Like that it used to be a pagan holiday, but when the "Church" came along, it Christianized things, putting remembrance of Jesus' birthday at the time of the pagan holiday. The tree? Pagan roots (not positive, but I think it's true).
So, I guess I forgot the pagan part, and decided it to celebrate "Christmas" as a secular holiday. Very freeing. I didn't have to worry about being spiritual enough. I could just celebrate a holiday. Granted, it might not be with family, but it could be fun, associated with being in the party, in the brightly lit room, not being an outcast looking in. So for one or two years, I've gone to a movie on Christmas. At least once with a sister. Maybe only once.
And this year, I even got a stocking! Which, by the way, I have indeed started opening, but I haven't finished. I opened my relatives' additions (i.e. small Christmas gifts) when I was feeling down earlier.
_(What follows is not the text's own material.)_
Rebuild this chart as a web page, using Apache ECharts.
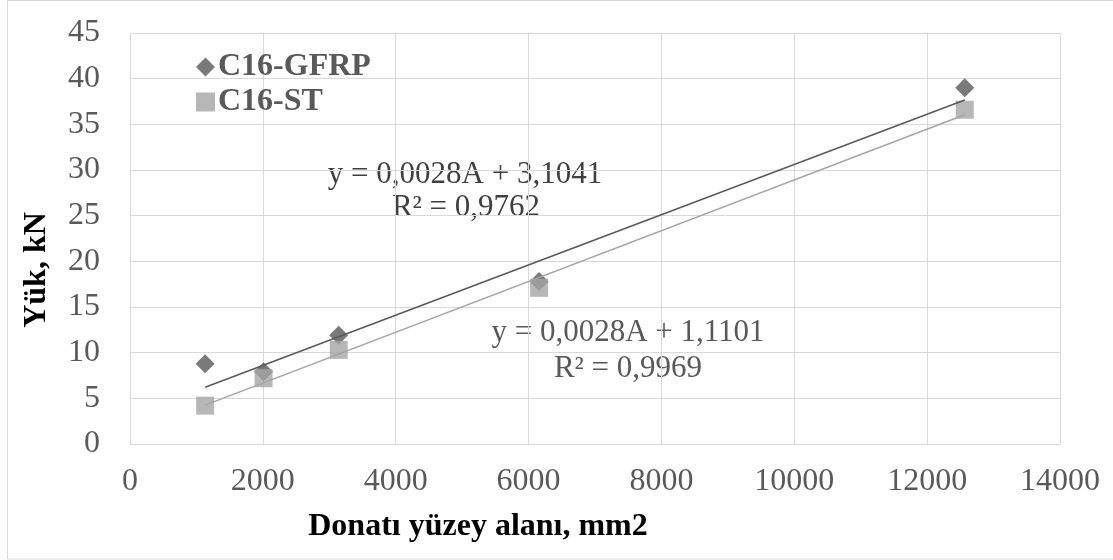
<!DOCTYPE html>
<html><head><meta charset="utf-8">
<script src="https://cdn.jsdelivr.net/npm/echarts@6/dist/echarts.min.js"></script>
<style>html,body{margin:0;padding:0;background:#fff}#c{width:1113px;height:560px}</style>
</head><body><div id="c"></div>
<script>
// ---- data ----
const seriesNames = ['C16-GFRP', 'C16-ST'];
const areaValues = [1131, 2011, 3142, 6158, 12566];      // Donatı yüzey alanı, mm2
const gfrpLoads = [8.8, 7.9, 11.9, 17.8, 39.0];          // kN
const stLoads = [4.2, 7.2, 10.3, 17.1, 36.6];            // kN
const gfrpTrend = [0.00275, 3.1041];                      // slope, intercept
const stTrend = [0.00278, 1.1101];
const gfrpEquation = ['y = 0,0028A + 3,1041', 'R² = 0,9762'];
const stEquation = ['y = 0,0028A + 1,1101', 'R² = 0,9969'];
const xAxisRange = [0, 14000, 2000];
const yAxisRange = [0, 45, 5];
const xTitle = 'Donatı yüzey alanı, mm2';
const yTitle = 'Yük, kN';

const FONT = 'Liberation Serif';
const pts = (xs, ys) => xs.map((x, i) => [x, ys[i]]);
const trendLine = (xs, t) => {
  const a = Math.min(...xs), b = Math.max(...xs);
  return [[a, t[0] * a + t[1]], [b, t[0] * b + t[1]]];
};

const chart = echarts.init(document.getElementById('c'), null, {renderer: 'canvas'});
chart.setOption({
  animation: false,
  backgroundColor: '#fff',
  grid: {left: 130, right: 53, top: 33, bottom: 116, containLabel: false},
  xAxis: {
    type: 'value', min: xAxisRange[0], max: xAxisRange[1], interval: xAxisRange[2],
    axisLine: {show: false}, axisTick: {show: false},
    axisLabel: {fontFamily: FONT, fontSize: 32, color: '#595959', margin: 22, formatter: v => String(v)},
    splitLine: {show: true, lineStyle: {color: '#d9d9d9', width: 1}}
  },
  yAxis: {
    type: 'value', min: yAxisRange[0], max: yAxisRange[1], interval: yAxisRange[2],
    axisLine: {show: false}, axisTick: {show: false},
    axisLabel: {fontFamily: FONT, fontSize: 32, color: '#595959', margin: 30},
    splitLine: {show: true, lineStyle: {color: '#d9d9d9', width: 1}}
  },
  legend: {
    data: seriesNames, orient: 'vertical', left: 191, top: 46,
    itemWidth: 19, itemHeight: 19, itemGap: 3,
    textStyle: {fontFamily: FONT, fontSize: 32, fontWeight: 'bold', color: '#595959', padding: [0, 0, 0, -2]}
  },
  series: [
    {name: seriesNames[0], type: 'scatter', symbol: 'diamond', symbolSize: [19, 19],
     itemStyle: {color: '#595959'}, data: pts(areaValues, gfrpLoads), z: 2},
    {name: seriesNames[1], type: 'scatter', symbol: 'rect', symbolSize: [18, 18],
     itemStyle: {color: '#A5A5A5'}, data: pts(areaValues, stLoads), z: 3},
    {name: 'trend-gfrp', type: 'line', symbol: 'none', silent: true,
     lineStyle: {color: '#595959', width: 1.5}, data: trendLine(areaValues, gfrpTrend), z: 4},
    {name: 'trend-st', type: 'line', symbol: 'none', silent: true,
     lineStyle: {color: '#A5A5A5', width: 1.5}, data: trendLine(areaValues, stTrend), z: 4}
  ],
  graphic: [
    {type: 'rect', shape: {x: 7.5, y: 0.5, width: 1110, height: 558.5}, silent: true,
     style: {fill: 'none', stroke: '#d9d9d9', lineWidth: 1}, z: -10},
    {type: 'text', x: 478, y: 527, style: {text: xTitle, fontFamily: FONT, fontSize: 32, fontWeight: 'bold',
     fill: '#000', align: 'center', verticalAlign: 'middle'}},
    {type: 'text', x: 37, y: 270, rotation: Math.PI / 2, style: {text: yTitle, fontFamily: FONT, fontSize: 32,
     fontWeight: 'bold', fill: '#000', align: 'center', verticalAlign: 'middle'}},
    {type: 'text', x: 465, y: 175, style: {text: gfrpEquation[0], fontFamily: FONT, fontSize: 31,
     fill: '#404040', align: 'center', verticalAlign: 'middle'}},
    {type: 'text', x: 466, y: 208, style: {text: gfrpEquation[1], fontFamily: FONT, fontSize: 31,
     fill: '#404040', align: 'center', verticalAlign: 'middle'}},
    {type: 'text', x: 628, y: 333, style: {text: stEquation[0], fontFamily: FONT, fontSize: 31,
     fill: '#595959', align: 'center', verticalAlign: 'middle'}},
    {type: 'text', x: 628, y: 369, style: {text: stEquation[1], fontFamily: FONT, fontSize: 31,
     fill: '#595959', align: 'center', verticalAlign: 'middle'}}
  ]
});
</script></body></html>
And today, with the end of work for the long weekend holiday, I opened the mystery Playmobile toys (I loved Playmobile as a kid and still do). One is a swimmer in a towel with a blow drier and a hairbrush. The other is some weird person I still haven't figured out. She looks like a combination of a dancer, a swimmer, a rock star, and a super hero. I guess there's lots of room for imagination there? It probably is something recognizable that I just don't know of, though.
This year, I've determined to enjoy the holiday. I don't want to miss out any more. Though I'll probably miss out on my Christmas afternoon movie, since my family decided to celebrate their family holiday (including gifts, but not Christmas) on the day that happens to be Christmas, for logistical reasons, since they can get most of my siblings together that day. I sing Christmas carols and Santa songs. I enjoy the lights, and my Christmas tree. I have nativity scene window stickers up in my classroom at work in one window, and Santa and other secular Christmasy and wintery stickers in other windows and on a mirror. And I'll celebrate my family's holiday that "isn't Christmas" on Christmas day. I'll play semantic games and perhaps be a bit materialistic as I enjoy "things" in my stocking. I know that if the OCD monster woke up with it's former ferver and energy and deceiving ability, this would qualify as potentially sinful on many points.
But hey, OCD doesn't run my life any more. So at the risk of being sinful (because, sorry people, doing ANYTHING or NOT DOING ANYTHING, I am stuck risking being sinful), I'm enjoying this Christmas. Around dealing with normal life, anxiety, and it's shadow, depression. But I'm not living Christmas as an OCD minion.